The South Porch is of timber on dwarf stone walls.
It has been re-built, but incorporates much of the
original 15th-century woodwork. The outer archway
has a cambered tie-beam and moulded braces forming
a two-centred arch. The wall-plates are moulded.
The Roof of the chancel has 15th-century hollow-chamfered wall-plates and a central truss with tie-beam, collar and king-post and a simple bracket on the
W. face of the king-post; E. of this truss the roof is
ceiled, at the tie-beam level, with modern boarding,
and W. of it the roof is continuous with that of the
nave. The 14th-century roof of the nave is of trussed-rafter and collar-beam type; it has two main trusses,
the eastern with tie-beam, collar, principals and struts,
all cusped round the openings above the tie-beam;
the western truss has tie-beam, king-post and collar;
W. of this truss the roof is modern. The 14th-century
roof of the N. transept is of trussed rafter and collar-beam type, with king-post trusses against the end
Fittings—Churchyard Cross: S. of the chancel—
square stopped base on two square steps and part of
square to octagonal shaft, 14th or 15th-century, 18th-century sundial on top. Font: tapering cylindrical
bowl with chamfered base, 12th-century. Floor-slabs:
In nave—(1) to James Pary and John G..de, 17th-century; (2) to Guilbert Hare, 1669–70, and Margaret
his daughter, 1669–70, cast-iron slab (Plate 67), now
broken, with achievement-of-arms. Table: In transept
—with turned legs, mid 17th-century.
b(2). Tump (Plan, p. xxix) or mound N. of Cwmma
Farm and 1¾ m. N.E. of the church, is roughly circular,
about 90 ft. in diameter at the base and rising 17½ ft.
above the lowest part of the ditch. The ditch is dry,
but a stream runs through it on the W. side.

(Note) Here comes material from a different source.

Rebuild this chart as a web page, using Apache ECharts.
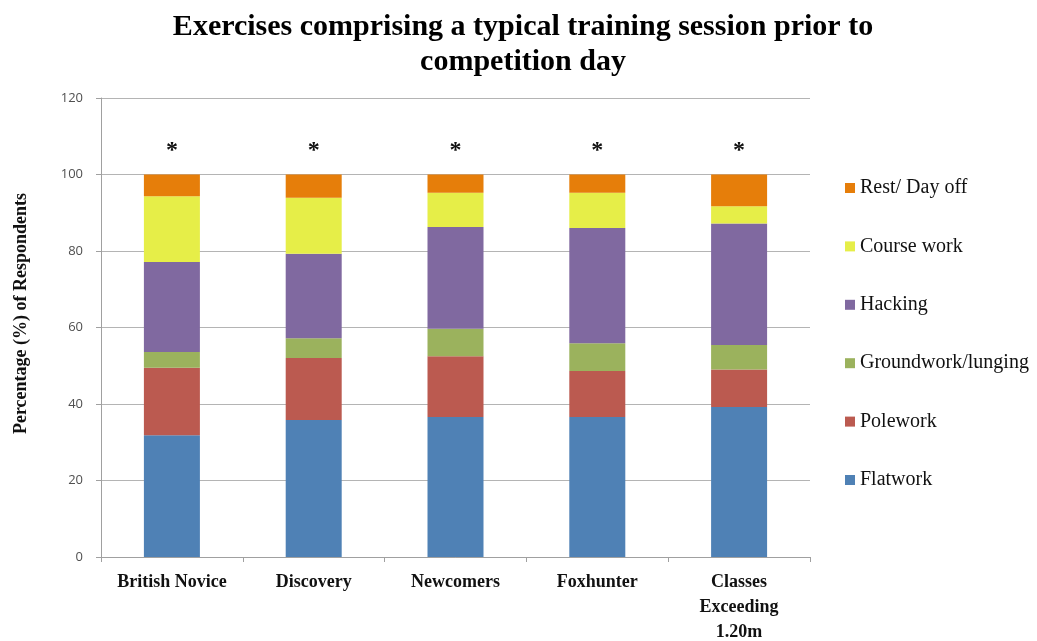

b(3). Cwmma Farm, house and outbuilding about
1½ m. N.E. of the church. The House is of two storeys
with cellars; the walls are timber-framed, and the roofs
are covered with stone slates. It was built early in the
17th century on an irregular plan, and has a later 17th-century addition on the S.W. The timber-framing is
exposed. The S.E. front has a two-storeyed porch
with the upper storey projecting on an original moulded
bressummer and brackets; the gable also projects on
shaped brackets. The outer doorway is probably an
insertion and has an arched head; the inner doorway
has an original moulded frame. The wall S.W. of the
porch has a small pent-roof projecting at the first-floor
level; the window below has an original moulded sill.
There is a similar pent-roof at the back of the house, and
an original window with moulded frame and mullions.
Inside the building some of the ceiling-beams are
exposed. The original staircase has square newels with
moulded terminals, flat shaped balusters and moulded
handrails. One doorway has an original moulded
The Cattle-shed adjoins the house on the N.E., and is
of six original bays, probably of mediæval date. The
heavy beams and joists are exposed and retain traces
of colour-decoration in a simple cheveron design.
b(4). Fernhall, house, ¼ m. N.N.E. of (3), is of one
storey with attics, timber-framed and with roofs of
stone slates. It was built probably late in the 14th or
early in the 15th century with a central hall and crosswings at the E. and W. ends; the main roof has now
been continued over the E. cross-wing, and an upper
floor has been inserted in the hall. Much of the
exterior has been refronted, but some of the framing
is exposed. Inside the building, the hall retains its
original central truss, which is of collar-beam type with
struts forming three foiled openings above the collar;
there were also cusped braces below the collar-beam.
Portions of two crutch-trusses are visible in the end walls
of the hall. Many of the ceiling-beams are exposed.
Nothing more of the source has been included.